The Grand Bazaar (Turkish: Kapalıçarşı, meaning ‘Covered Bazaar’; also Büyük Çarşı, meaning ‘Grand Bazaar’) in Istanbul is one of the largest and oldest covered markets in the world, with 61 covered streets and over 3,000 shops which attract between 250,000 and 400,000 visitors daily. In 2014, it is listed No.1 among world's most-visited tourist attractions with 91,250,000 annual visitors.
The construction of the future Grand Bazaar's core started during the winter of 1455/56, shortly after the Ottoman conquest of Constantinople. Sultan Mehmet II had an edifice erected devoted to the trading of textiles.[1][6] It was named Cevâhir Bedestan (‘Bedesten of Gems’) and was also known as Bezzâzistan-ı Cedîd (‘New Bedesten’) in Ottoman Turkish. The word bedesten is adapted from the Persian word bezestan, derived from bez ("cloth"), and means "bazaar of the cloth sellers".[7] The building – named alternately in Turkish İç (‘Internal’), Atik (‘Ancient’), or Eski (‘Old’) Bedesten – lies on the slope of the third hill of Istanbul, between the ancient Fora of Constantine and of Theodosius. It was also near the first sultan's palace, the Old Palace (Eski Sarayi), which was also in construction in those same years, and not far from the Artopoleia (Άρτοπωλεία), the city's bakers' quarter in Byzantine times.[8]

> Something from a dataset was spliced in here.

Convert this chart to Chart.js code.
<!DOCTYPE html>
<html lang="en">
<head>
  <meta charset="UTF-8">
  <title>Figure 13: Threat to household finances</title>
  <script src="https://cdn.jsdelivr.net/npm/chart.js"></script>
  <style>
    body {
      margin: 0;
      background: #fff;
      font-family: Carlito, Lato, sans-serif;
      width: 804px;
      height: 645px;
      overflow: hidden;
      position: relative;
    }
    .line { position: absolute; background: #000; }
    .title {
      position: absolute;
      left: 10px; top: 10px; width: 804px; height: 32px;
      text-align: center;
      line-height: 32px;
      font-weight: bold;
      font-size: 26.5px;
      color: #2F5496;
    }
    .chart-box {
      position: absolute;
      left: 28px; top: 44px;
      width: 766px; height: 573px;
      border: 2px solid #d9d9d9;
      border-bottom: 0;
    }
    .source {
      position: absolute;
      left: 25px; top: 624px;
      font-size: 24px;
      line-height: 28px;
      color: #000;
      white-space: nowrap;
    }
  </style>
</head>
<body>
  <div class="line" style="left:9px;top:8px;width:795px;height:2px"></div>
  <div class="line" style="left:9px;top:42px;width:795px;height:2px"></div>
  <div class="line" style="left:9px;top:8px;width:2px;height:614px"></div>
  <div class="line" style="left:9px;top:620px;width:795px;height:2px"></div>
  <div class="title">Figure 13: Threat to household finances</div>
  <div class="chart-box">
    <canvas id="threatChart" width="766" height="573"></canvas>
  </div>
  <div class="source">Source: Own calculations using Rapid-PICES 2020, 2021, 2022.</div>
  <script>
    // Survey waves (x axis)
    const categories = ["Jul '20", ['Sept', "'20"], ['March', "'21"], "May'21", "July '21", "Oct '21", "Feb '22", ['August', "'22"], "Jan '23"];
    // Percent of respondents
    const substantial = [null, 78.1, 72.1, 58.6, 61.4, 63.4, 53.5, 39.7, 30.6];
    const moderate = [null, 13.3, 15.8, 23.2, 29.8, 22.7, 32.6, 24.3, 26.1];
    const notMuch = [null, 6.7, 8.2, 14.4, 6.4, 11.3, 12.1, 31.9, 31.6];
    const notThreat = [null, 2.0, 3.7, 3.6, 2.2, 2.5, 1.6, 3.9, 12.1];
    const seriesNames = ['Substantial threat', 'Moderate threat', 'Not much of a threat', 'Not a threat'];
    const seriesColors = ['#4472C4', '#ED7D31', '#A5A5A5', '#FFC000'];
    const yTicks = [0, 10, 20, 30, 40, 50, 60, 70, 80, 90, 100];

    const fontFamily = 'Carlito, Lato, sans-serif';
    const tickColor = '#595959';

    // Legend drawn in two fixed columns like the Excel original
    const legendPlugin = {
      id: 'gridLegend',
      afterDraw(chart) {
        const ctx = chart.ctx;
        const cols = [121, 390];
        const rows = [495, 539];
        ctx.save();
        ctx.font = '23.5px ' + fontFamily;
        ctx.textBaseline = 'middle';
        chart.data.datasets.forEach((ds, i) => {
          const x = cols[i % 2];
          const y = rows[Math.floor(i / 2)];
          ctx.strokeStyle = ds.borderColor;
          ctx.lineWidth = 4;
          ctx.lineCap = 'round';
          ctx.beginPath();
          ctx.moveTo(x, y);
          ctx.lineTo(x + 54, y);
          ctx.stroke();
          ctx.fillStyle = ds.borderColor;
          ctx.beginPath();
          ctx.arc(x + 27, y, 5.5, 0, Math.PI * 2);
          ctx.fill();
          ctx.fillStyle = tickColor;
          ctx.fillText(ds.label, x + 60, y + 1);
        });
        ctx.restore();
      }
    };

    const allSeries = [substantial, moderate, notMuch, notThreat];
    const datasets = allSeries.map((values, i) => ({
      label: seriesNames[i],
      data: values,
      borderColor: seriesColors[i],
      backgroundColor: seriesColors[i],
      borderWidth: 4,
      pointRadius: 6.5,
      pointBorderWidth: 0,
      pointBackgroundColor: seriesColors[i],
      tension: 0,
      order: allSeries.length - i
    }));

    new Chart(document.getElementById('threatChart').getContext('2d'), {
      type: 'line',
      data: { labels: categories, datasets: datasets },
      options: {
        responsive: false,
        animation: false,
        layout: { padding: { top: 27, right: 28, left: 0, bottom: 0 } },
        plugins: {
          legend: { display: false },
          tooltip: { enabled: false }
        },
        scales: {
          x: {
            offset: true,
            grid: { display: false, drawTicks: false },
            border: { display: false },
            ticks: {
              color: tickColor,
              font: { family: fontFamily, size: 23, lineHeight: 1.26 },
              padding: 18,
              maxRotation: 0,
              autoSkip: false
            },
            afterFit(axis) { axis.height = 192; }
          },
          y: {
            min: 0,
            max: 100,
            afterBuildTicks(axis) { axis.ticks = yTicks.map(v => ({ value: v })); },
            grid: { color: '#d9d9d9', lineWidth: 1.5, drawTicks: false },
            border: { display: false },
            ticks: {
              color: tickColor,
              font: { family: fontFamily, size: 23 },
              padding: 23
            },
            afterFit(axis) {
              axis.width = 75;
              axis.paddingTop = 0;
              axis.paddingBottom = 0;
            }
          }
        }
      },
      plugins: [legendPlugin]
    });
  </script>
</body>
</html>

The construction of the Bedesten ended in the winter of 1460/61, and the building was endowed to the waqf of the Aya Sofya Mosque. Analysis of the brickwork shows that most of the structure originates from the second half of the 15th century, although a Byzantine relief representing a Comnenian eagle, still enclosed on the top of the East Gate (Kuyumcular Kapisi) of the Bedesten has been used by several scholars as proof that the edifice was a Byzantine structure.

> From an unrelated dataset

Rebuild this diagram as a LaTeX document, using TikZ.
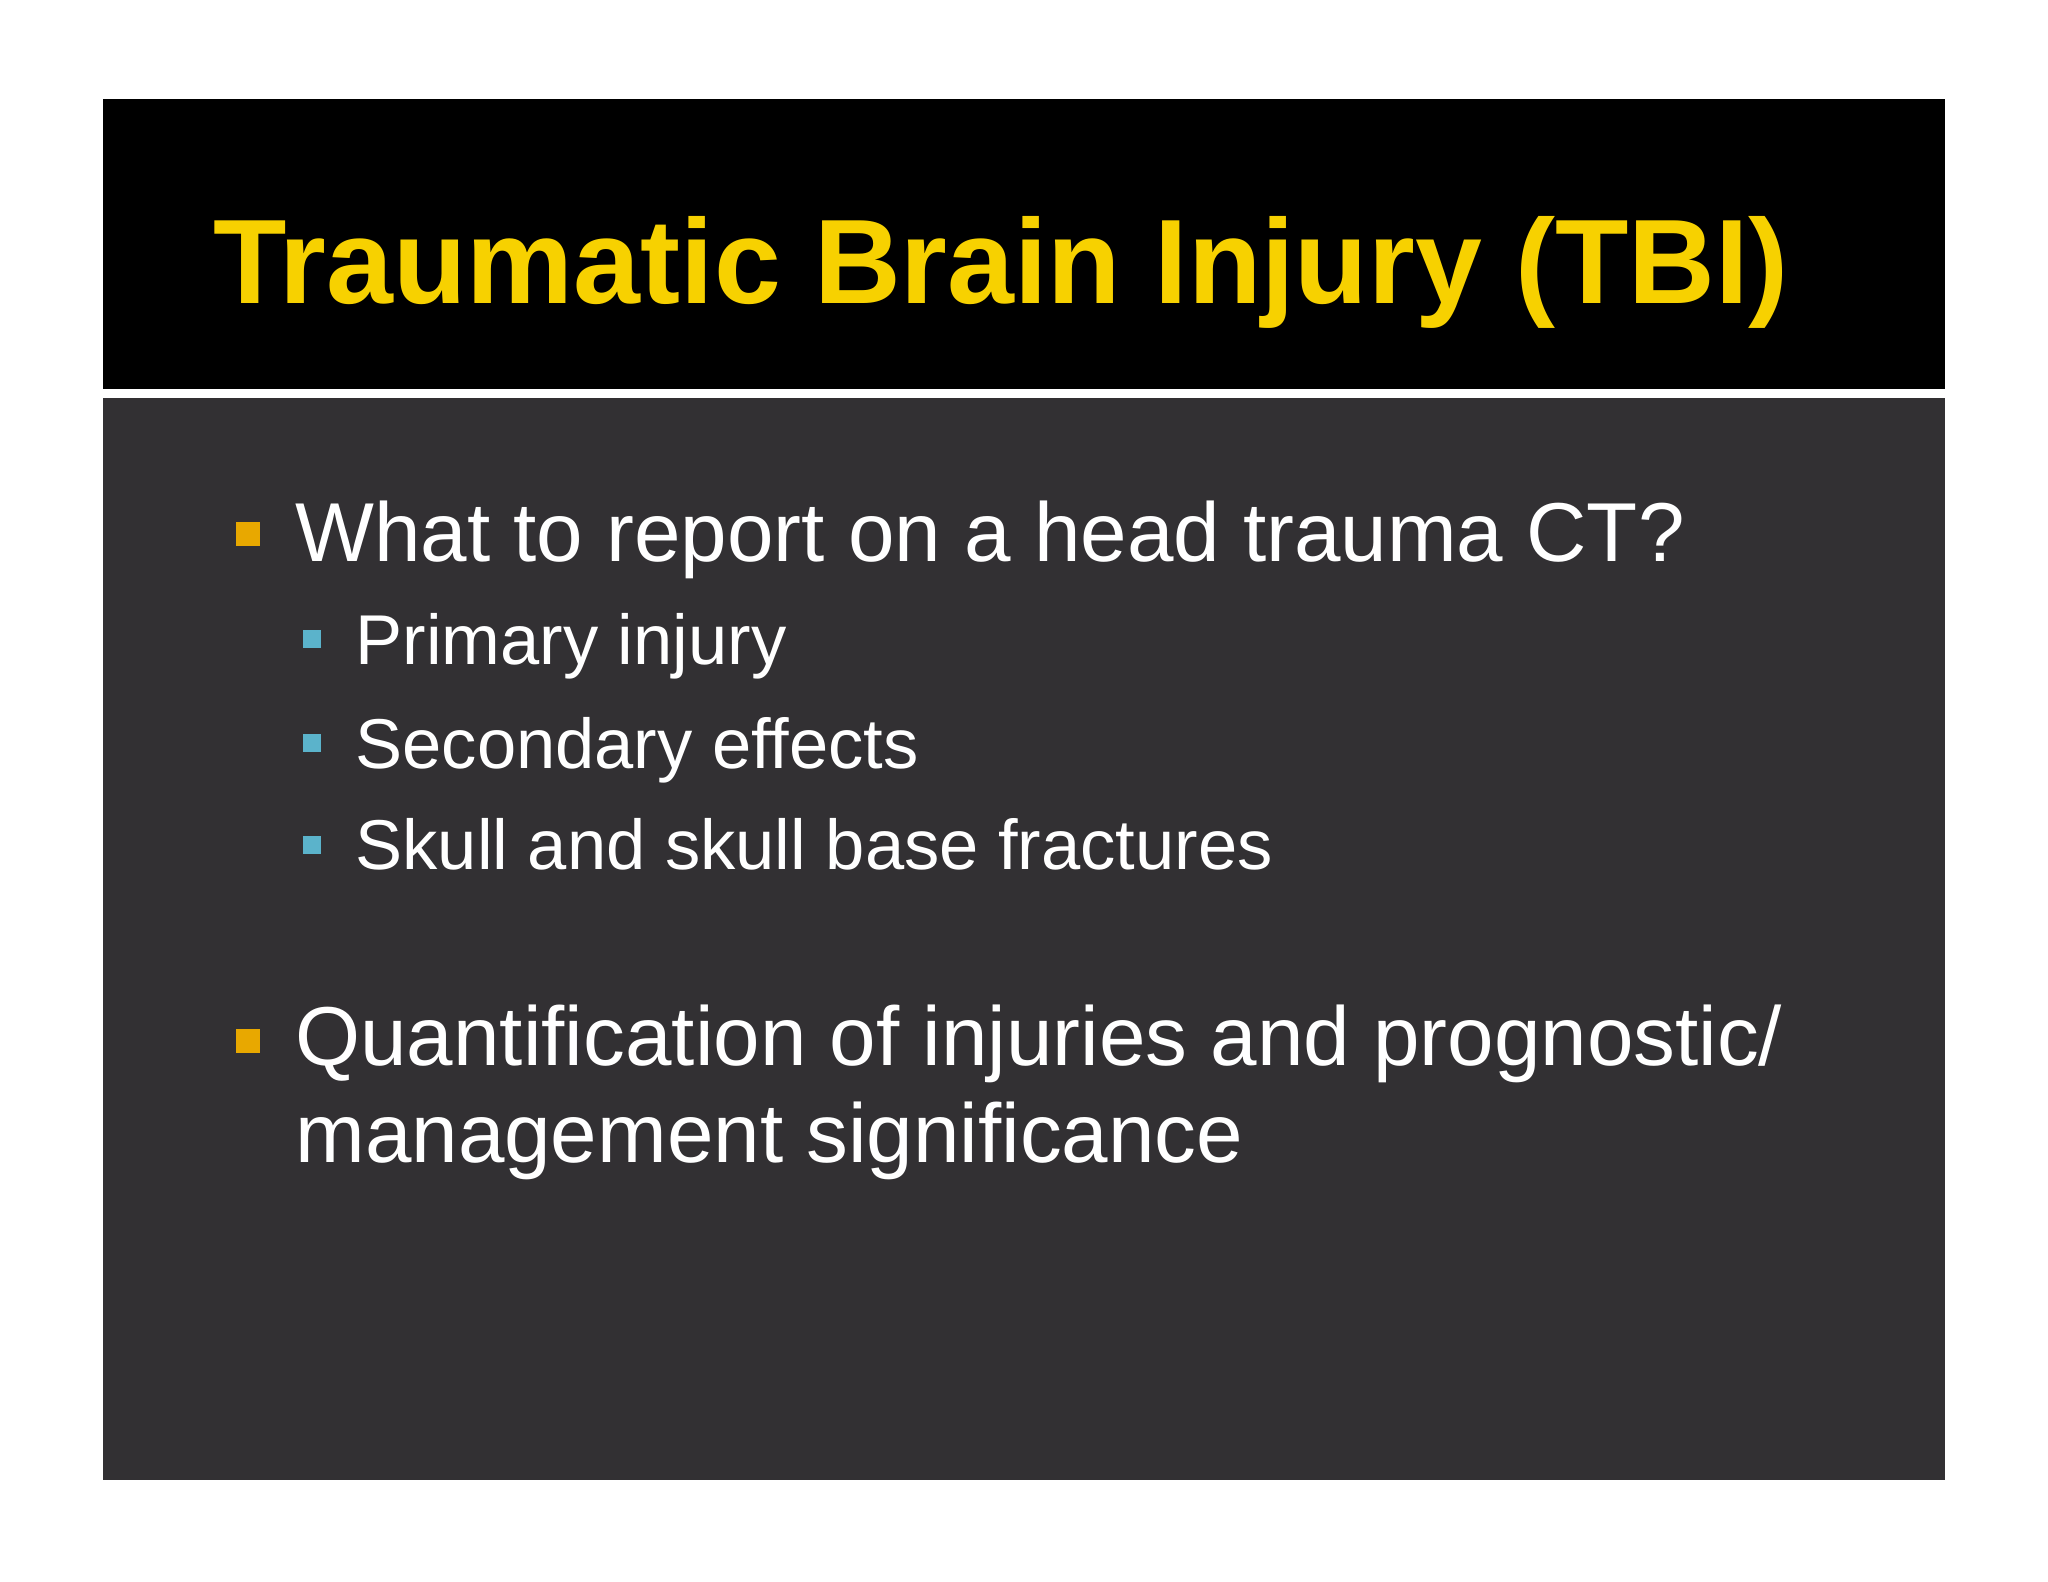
\documentclass[tikz,border=0pt]{standalone}
\usepackage{fontspec}
\setmainfont{Liberation Sans}
\definecolor{bodygray}{HTML}{323033}
\definecolor{titleyellow}{HTML}{F7D100}
\definecolor{bulorange}{HTML}{E8A800}
\definecolor{bulteal}{HTML}{5BB3CB}
\begin{document}
\begin{tikzpicture}[x=1pt,y=-1pt,
  txt/.style={anchor=base west,text=white,inner sep=0pt,font=\fontsize{64}{76}\selectfont},
  subtxt/.style={anchor=base west,text=white,inner sep=0pt,font=\fontsize{54}{64}\selectfont},
  obul/.style={fill=bulorange,minimum size=18pt,inner sep=0pt},
  tbul/.style={fill=bulteal,minimum size=14pt,inner sep=0pt}]
\useasboundingbox (0,0) rectangle (1568,1211);
\fill[white] (0,0) rectangle (1568,1211);
\fill[black] (79,76) rectangle (1489,298);
\fill[white] (79,298) rectangle (1489,305);
\fill[bodygray] (79,305) rectangle (1489,1133);
\node[anchor=base west,inner sep=0pt,text=titleyellow,font=\bfseries\fontsize{92}{100}\selectfont] (title) at (163,232) {Traumatic Brain Injury (TBI)};
\node[obul] (b1) at (190,409) {};
\node[txt] (t1) at (226,430) {What to report on a head trauma CT?};
\node[tbul] (s1) at (239,489) {};
\node[subtxt] (u1) at (272,509) {Primary injury};
\node[tbul] (s2) at (239,569) {};
\node[subtxt] (u2) at (272,588) {Secondary effects};
\node[tbul] (s3) at (239,647) {};
\node[subtxt] (u3) at (272,666) {Skull and skull base fractures};
\node[obul] (b2) at (190,797) {};
\node[txt] (t2) at (226,816) {Quantification of injuries and prognostic/};
\node[txt] (t3) at (226,890) {management significance};
\end{tikzpicture}
\end{document}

In a market near the Bedesten, named in Turkish Esir Pazarı, the slave trade was active, a use also carried over from Byzantine times.[9] Other important markets in the vicinity were the second-hand market (Turkish: Bit Pazarı),[7] the "Long Market" (Uzun Carsi), corresponding to the Greek Makros Embolos (Μακρός Ὲμβολος, ‘Long Portico’), a long porticoed mall stretching downhill from the Forum of Constantine to the Golden Horn, which was one of the main market areas of the city,[10] while the old book market (Sahaflar Carsisi) was moved from the Bazaar to the present picturesque location near the Beyazid Mosque only after the 1894 Istanbul earthquake.
Some years later[11]—according to other sources,[9] this occurred in 1545 under Sultan Suleyman I—Mehmet II had another covered market built, the ‘Sandal Bedesten’ (the name comes from a kind of thread woven in Bursa, which had the colour of sandalwood[12]), also named Küçük (‘Little’), Cedit or Yeni (both words meaning ‘New’) Bedesten, which lay north of the first.
After the erection of the Sandal Bedesten the trade in textiles moved there, while the Cevahir Bedesten was reserved for the trade in luxury goods. At the beginning the two buildings were isolated. According to the 16th-century French traveller Pierre Gilles, between them and the Mosque of Beyazid stood the ruins of churches and a large cistern;.[9] However, soon many sellers opened their shops between and around them, so that a whole quarter was born, devoted exclusively to commerce.
At the beginning of the 17th century the Grand Bazaar had already achieved its final shape. The enormous extent of the Ottoman Empire in three continents, and the total control of road communications between Asia and Europe, rendered the Bazaar and the surrounding hans or caravanserais the hub of the Mediterranean trade. According to several European travellers, at that time, and until the first half of the 19th century, the market was unrivalled in Europe with regards to the abundance, variety and quality of the goods on sale. At that time we know from European travellers that the Grand Bazaar had a square plan, with two perpendicular main roads crossing in the middle and a third road running along the outer perimeter.[7] In the Bazaar there were 67 roads (each bearing the name of the sellers of a particular good), several squares used for the daily prayers, 5 mosques, 7 fountains, 18 gates which were opened each day in the morning and closed in the evening (from these comes the modern name of the Market, "Closed Market" (Kapalıçarşı).[7] Around 1638 the Turkish traveller Evliya Çelebi gave us the most important historical description of the Bazaar and of its customs. The number of shops amounted to 3,000, plus 300 located in the surrounding hans, large caravanserais with two or three storeys round a porticoed inner courtyard, where goods could be stored and merchants could be lodged.[13] In that period one tenth of the shops of the city were concentrated in the market and around it.[7] For all that, at that time the market was not yet covered.